While in the instance of Kashmir, it is a wholly different issue as the Raja of Jammu & Kashmir (Hindu dominant state but with Muslims in Kashmir Valley and Buddhists in Ladakh) who wanted to stay independent hurriedly signed the Instrument of Accession to join India in October 1947 when Pashtun tribals were sent by Pakistan to raid and capture Srinagar.
But over the decades the political regression alienated the Kashmiris and in the wake of the separatist-militant demand, in 1990s, and the subsequent fleeing of Hindus from the Valley, the bastion of a proud, syncretic “Kashmiriyat” stood decimated.
It is time the current resident Kashmiris realize that a deliberately transformed demography would not qualify it to harp on a referendum and shed its dangerous romanticism of violence and gun culture.
Any imagined embrace with a non-secular, Islamic Pakistan or an expansionist, atheist and Communist China, both of which have already and illegally occupied parts of Kashmir will be final nails on the coffin of “Kashmiriyat” or for that matter “insaniyat” (humanism).
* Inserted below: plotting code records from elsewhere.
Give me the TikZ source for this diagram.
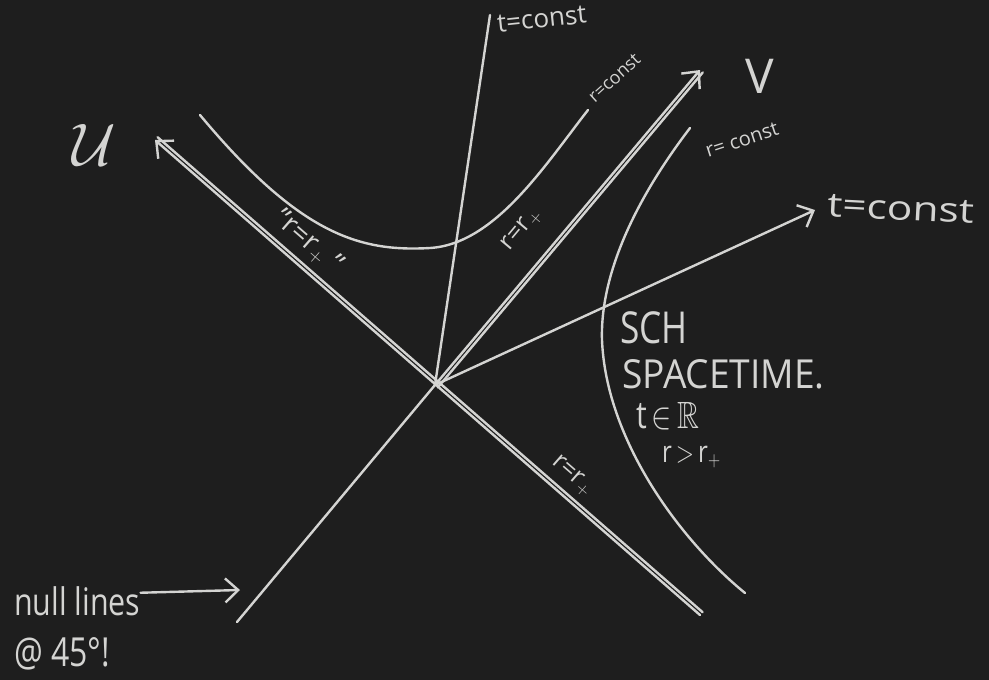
\RequirePackage{fix-cm}
\documentclass[tikz,border=0pt]{standalone}
\usepackage{amssymb}
\usepackage{fontspec}
\setmainfont{Open Sans}
\usetikzlibrary{arrows.meta}
\definecolor{board}{RGB}{30,30,30}
\definecolor{chalk}{RGB}{212,212,210}

\begin{document}
\begin{tikzpicture}[x=1pt, y=-1pt,
  line/.style={draw=chalk, line width=2.4pt, line cap=round},
  tip/.style={-{Straight Barb[length=13pt, width=24pt, line width=2.4pt]}},
  note/.style={text=chalk, inner sep=1pt, font=\fontsize{20}{24}\selectfont},
  hand/.style={text=chalk, inner sep=0pt, anchor=base west, xscale=0.8, font=\fontsize{44}{50}\selectfont}
]
\fill[board] (0,0) rectangle (989,680);

\coordinate (O) at (435,385);
\coordinate (Utip) at (155,140);
\coordinate (Uend) at (700,615);
\coordinate (Vtip) at (700,70);
\coordinate (Vend) at (237,622);
\coordinate (tup) at (490,15);
\coordinate (tright) at (815,210);

\draw[line, tip] (Uend) -- (Utip);
\draw[line] ([xshift=2.6pt, yshift=2.8pt]Uend) -- ([xshift=2.6pt, yshift=2.8pt]Utip);
\draw[line] (Vend) -- (O);
\draw[line, tip] (O) -- (Vtip);
\draw[line] ([xshift=2.8pt, yshift=-2.4pt]O) -- ([xshift=2.8pt, yshift=-2.4pt]Vtip);
\draw[line] (O) -- (tup);
\draw[line, tip] (O) -- (tright);

\draw[line] (200,115) .. controls (300,235) and (360,252) .. (430,248)
  .. controls (495,244) and (545,165) .. (588,110);
\draw[line] (690,128) .. controls (635,200) and (600,275) .. (602,340)
  .. controls (606,440) and (680,540) .. (745,593);

\node[note, anchor=west, rotate=6, font=\fontsize{26}{30}\selectfont] (tconstup) at (496,24) {t=const};
\node[note, anchor=west, rotate=-3, xscale=1.25, font=\fontsize{34}{38}\selectfont] (tconstright) at (826,205) {t=const};
\node[note, anchor=west, rotate=42, font=\fontsize{18}{20}\selectfont] (rconstup) at (590,100) {r=const};
\node[note, rotate=18] (rconstright) at (742,140) {r= const};
\node[note, rotate=50, font=\fontsize{25}{28}\selectfont] (rVlabel) at (522,230) {r=r$_+$};
\node[note, rotate=-41, font=\fontsize{28}{32}\selectfont] (rUup) at (308,242) {"r=r$_+$ "};
\node[note, rotate=-41, font=\fontsize{25}{28}\selectfont] (rUdown) at (572,476) {r=r$_+$};

\node[text=chalk, font=\fontsize{60}{66}\selectfont] (Ulabel) at (94,145) {$\mathcal{U}$};
\node[text=chalk, font=\fontsize{48}{54}\selectfont] (Vlabel) at (760,76) {V};

\node[hand] (sch) at (620,343) {SCH};
\node[hand, xscale=1.16, font=\fontsize{40}{46}\selectfont] (spacetime) at (622,388) {SPACETIME.};
\node[hand, font=\fontsize{38}{44}\selectfont] (tinR) at (636,428) {t\,$\in$\,$\mathbb{R}$};
\node[hand, font=\fontsize{30}{36}\selectfont] (rbig) at (662,462) {r\,$>$\,r$_+$};

\node[hand, font=\fontsize{38}{44}\selectfont] (null) at (14,615) {null lines};
\node[hand, font=\fontsize{40}{46}\selectfont] (deg) at (14,666) {@ 45°!};
\coordinate (nulltip) at (240,590);
\draw[line, tip] ([yshift=8pt]null.east) -- (nulltip);
\end{tikzpicture}
\end{document}
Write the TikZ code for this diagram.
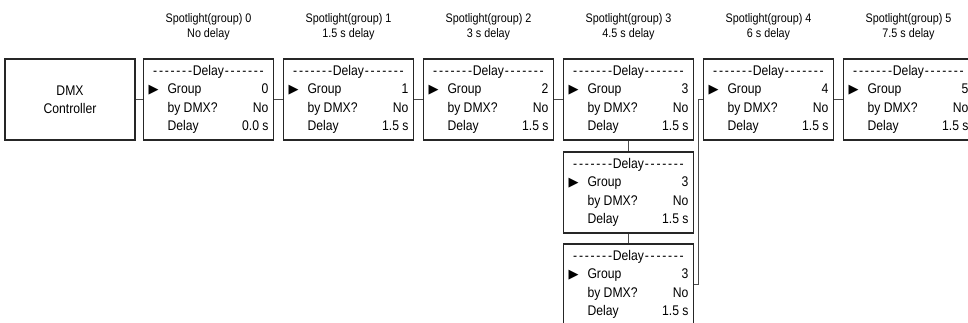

Undeniably, the onus is India’s to delve into the real problems of the current crisis as a large portion is still with it.
And the problems are not simple development or local armed insurrections issues but one of political apathy that found their narration in Wani’s death.
Once the army steps out, it would be Prime Minister Narendra Modi’s prime duty to chalk out a prudent, long-term policy that grants a dignified constitutional place to wishes and aspirations of all stakeholders in India’s democratic republic, and forsake the occasional chest thumping.
The Center needs to send a strong message that it values Kashmiris as much as it values Kashmir, the land of built by Rishi Kashyapa.